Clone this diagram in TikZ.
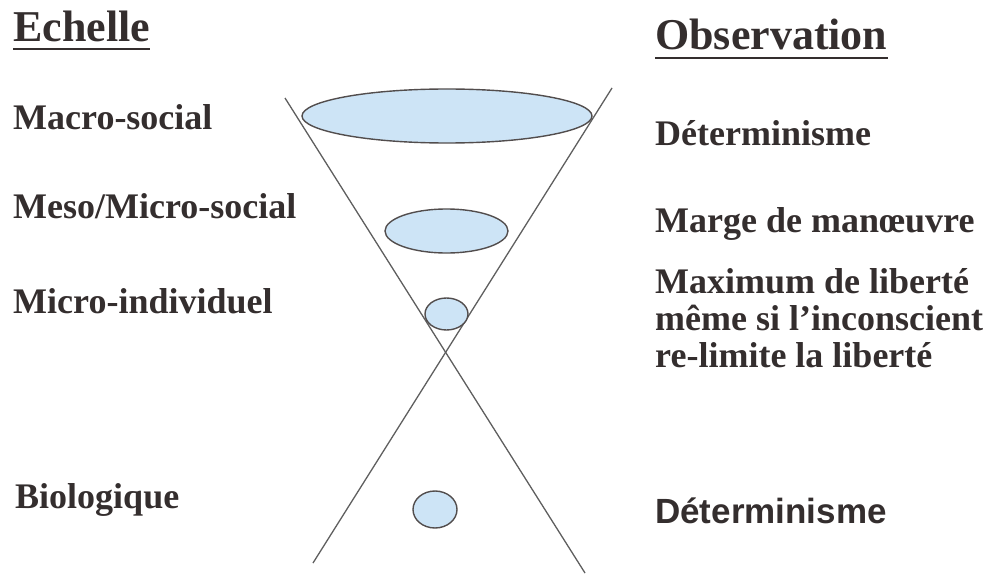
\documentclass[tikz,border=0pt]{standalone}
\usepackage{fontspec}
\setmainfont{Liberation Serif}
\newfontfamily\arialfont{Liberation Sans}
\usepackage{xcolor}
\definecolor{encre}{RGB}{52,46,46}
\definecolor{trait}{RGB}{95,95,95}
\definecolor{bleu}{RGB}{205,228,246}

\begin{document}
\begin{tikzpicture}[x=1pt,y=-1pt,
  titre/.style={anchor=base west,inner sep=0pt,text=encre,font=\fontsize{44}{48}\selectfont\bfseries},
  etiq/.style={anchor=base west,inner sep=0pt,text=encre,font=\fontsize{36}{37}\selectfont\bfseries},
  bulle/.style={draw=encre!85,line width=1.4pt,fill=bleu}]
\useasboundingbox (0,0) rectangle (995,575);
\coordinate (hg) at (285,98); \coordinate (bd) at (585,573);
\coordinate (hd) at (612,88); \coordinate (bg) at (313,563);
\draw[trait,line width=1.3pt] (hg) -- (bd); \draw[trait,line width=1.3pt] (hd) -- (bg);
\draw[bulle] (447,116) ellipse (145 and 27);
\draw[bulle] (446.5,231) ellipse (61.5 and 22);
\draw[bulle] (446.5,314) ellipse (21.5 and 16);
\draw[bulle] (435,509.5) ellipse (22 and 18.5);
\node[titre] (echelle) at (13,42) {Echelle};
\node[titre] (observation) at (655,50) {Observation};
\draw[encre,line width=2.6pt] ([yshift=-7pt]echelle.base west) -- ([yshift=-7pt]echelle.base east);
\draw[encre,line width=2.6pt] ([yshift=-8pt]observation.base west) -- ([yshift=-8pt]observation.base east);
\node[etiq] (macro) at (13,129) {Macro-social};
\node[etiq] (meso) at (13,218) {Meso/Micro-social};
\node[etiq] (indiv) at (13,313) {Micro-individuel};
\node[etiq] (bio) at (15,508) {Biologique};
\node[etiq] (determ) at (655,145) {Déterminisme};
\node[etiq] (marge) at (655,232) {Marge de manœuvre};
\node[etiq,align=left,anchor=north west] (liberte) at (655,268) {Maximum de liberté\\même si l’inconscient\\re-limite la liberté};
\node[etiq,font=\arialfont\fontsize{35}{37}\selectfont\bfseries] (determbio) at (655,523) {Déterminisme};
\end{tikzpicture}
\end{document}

_ _ _ _ _ _ _

DIRECTION -> Write the full listing out again with every line unchanged, but include no pictures.

OUTPUT FOR THIS EXERCISE ->
Clone this diagram in TikZ.
\documentclass[tikz,border=0pt]{standalone}
\usepackage{fontspec}
\setmainfont{Liberation Serif}
\newfontfamily\arialfont{Liberation Sans}
\usepackage{xcolor}
\definecolor{encre}{RGB}{52,46,46}
\definecolor{trait}{RGB}{95,95,95}
\definecolor{bleu}{RGB}{205,228,246}

\begin{document}
\begin{tikzpicture}[x=1pt,y=-1pt,
  titre/.style={anchor=base west,inner sep=0pt,text=encre,font=\fontsize{44}{48}\selectfont\bfseries},
  etiq/.style={anchor=base west,inner sep=0pt,text=encre,font=\fontsize{36}{37}\selectfont\bfseries},
  bulle/.style={draw=encre!85,line width=1.4pt,fill=bleu}]
\useasboundingbox (0,0) rectangle (995,575);
\coordinate (hg) at (285,98); \coordinate (bd) at (585,573);
\coordinate (hd) at (612,88); \coordinate (bg) at (313,563);
\draw[trait,line width=1.3pt] (hg) -- (bd); \draw[trait,line width=1.3pt] (hd) -- (bg);
\draw[bulle] (447,116) ellipse (145 and 27);
\draw[bulle] (446.5,231) ellipse (61.5 and 22);
\draw[bulle] (446.5,314) ellipse (21.5 and 16);
\draw[bulle] (435,509.5) ellipse (22 and 18.5);
\node[titre] (echelle) at (13,42) {Echelle};
\node[titre] (observation) at (655,50) {Observation};
\draw[encre,line width=2.6pt] ([yshift=-7pt]echelle.base west) -- ([yshift=-7pt]echelle.base east);
\draw[encre,line width=2.6pt] ([yshift=-8pt]observation.base west) -- ([yshift=-8pt]observation.base east);
\node[etiq] (macro) at (13,129) {Macro-social};
\node[etiq] (meso) at (13,218) {Meso/Micro-social};
\node[etiq] (indiv) at (13,313) {Micro-individuel};
\node[etiq] (bio) at (15,508) {Biologique};
\node[etiq] (determ) at (655,145) {Déterminisme};
\node[etiq] (marge) at (655,232) {Marge de manœuvre};
\node[etiq,align=left,anchor=north west] (liberte) at (655,268) {Maximum de liberté\\même si l’inconscient\\re-limite la liberté};
\node[etiq,font=\arialfont\fontsize{35}{37}\selectfont\bfseries] (determbio) at (655,523) {Déterminisme};
\end{tikzpicture}
\end{document}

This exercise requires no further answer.